The first model (with the normal priors) had a DIC of 102.4845343, while the second model (with the Laplace priors) had a DIC of 102.476514. The estimated parameters are:

tibble(
  param = c(paste0("beta_", 1:4)),
  Normal = param_means_1,
  Laplace = param_means_2) %>% 
  kable()
param Normal Laplace
beta_1 17.7611775 17.9357466
beta_2 1.1106046 1.0927126
beta_3 0.3214268 0.3220499
beta_4 1.2963710 1.2817056

We can see that the’re very similar, so the prior distribution didn’t have much effect on the results.

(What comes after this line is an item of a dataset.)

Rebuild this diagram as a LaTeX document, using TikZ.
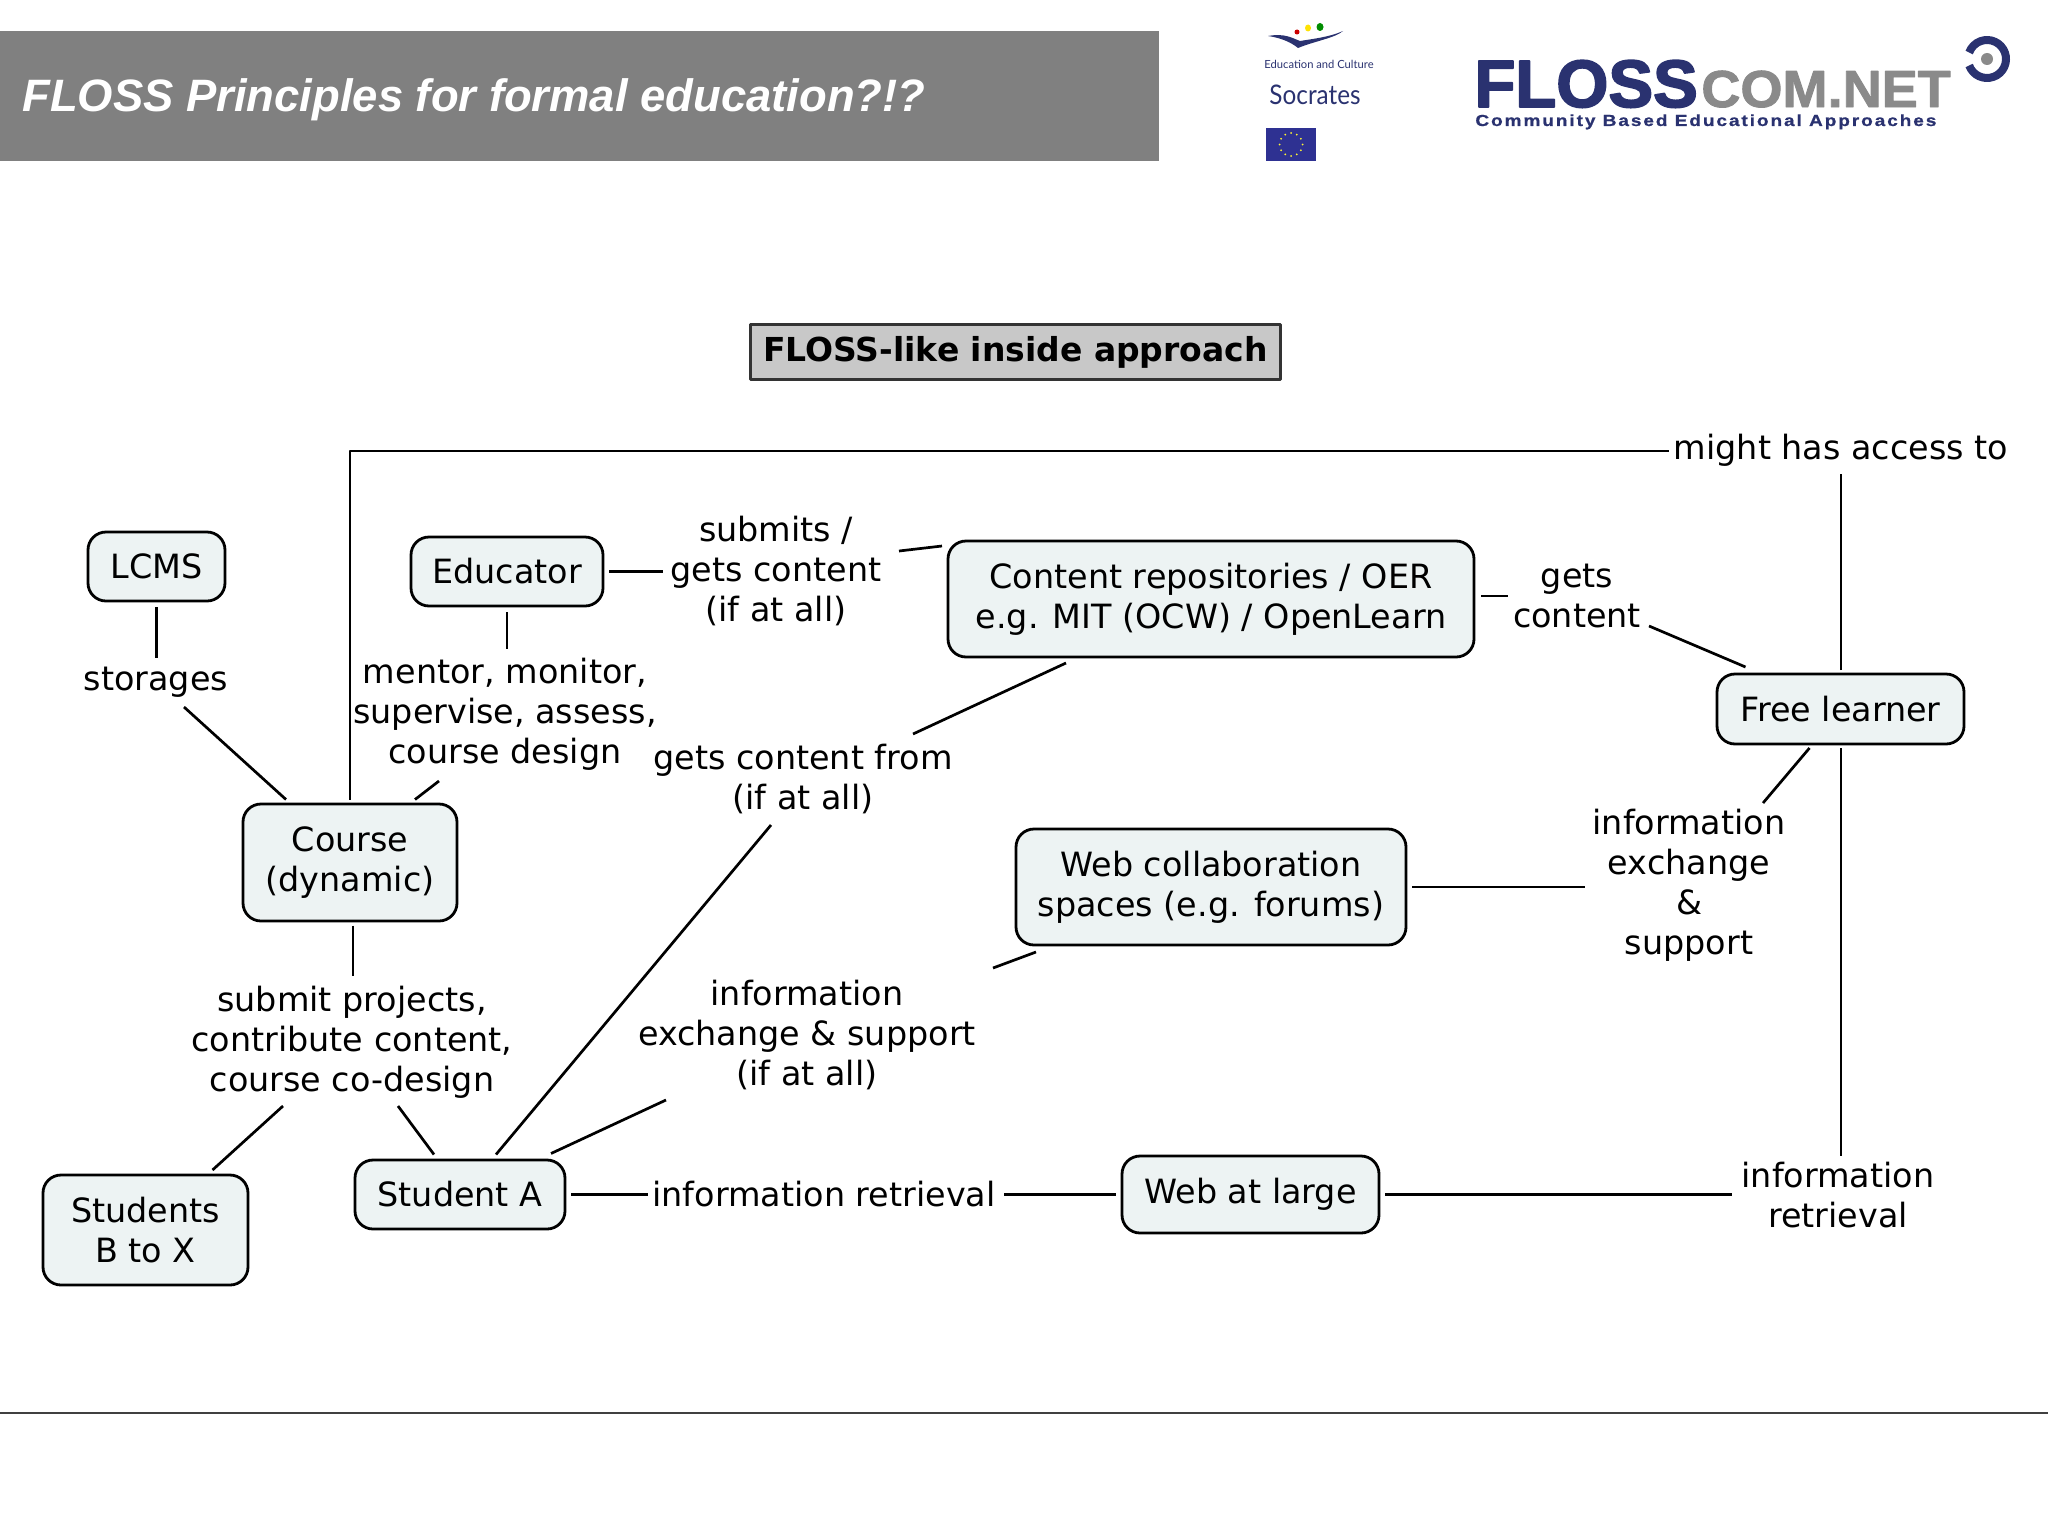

Interpretation and conclusions

With the fit model, we can make the following conclusions:

  • The intercept of the model is around 17, so one would expect that a mathematician with no quality (whatever that means in the context of this problem), no publications and no years of experience, would expect to earn around 17 thousand dollars a year.
  • By every year of experience, the mean yearly salary increases by around 320 dollars.
  • By every unit of work quality we increase, the mean yearly salary increases around 1 thousand dollars.
  • By every unit of publication index we increase, the mean yearly salary increases around 1.2 thousand dollars.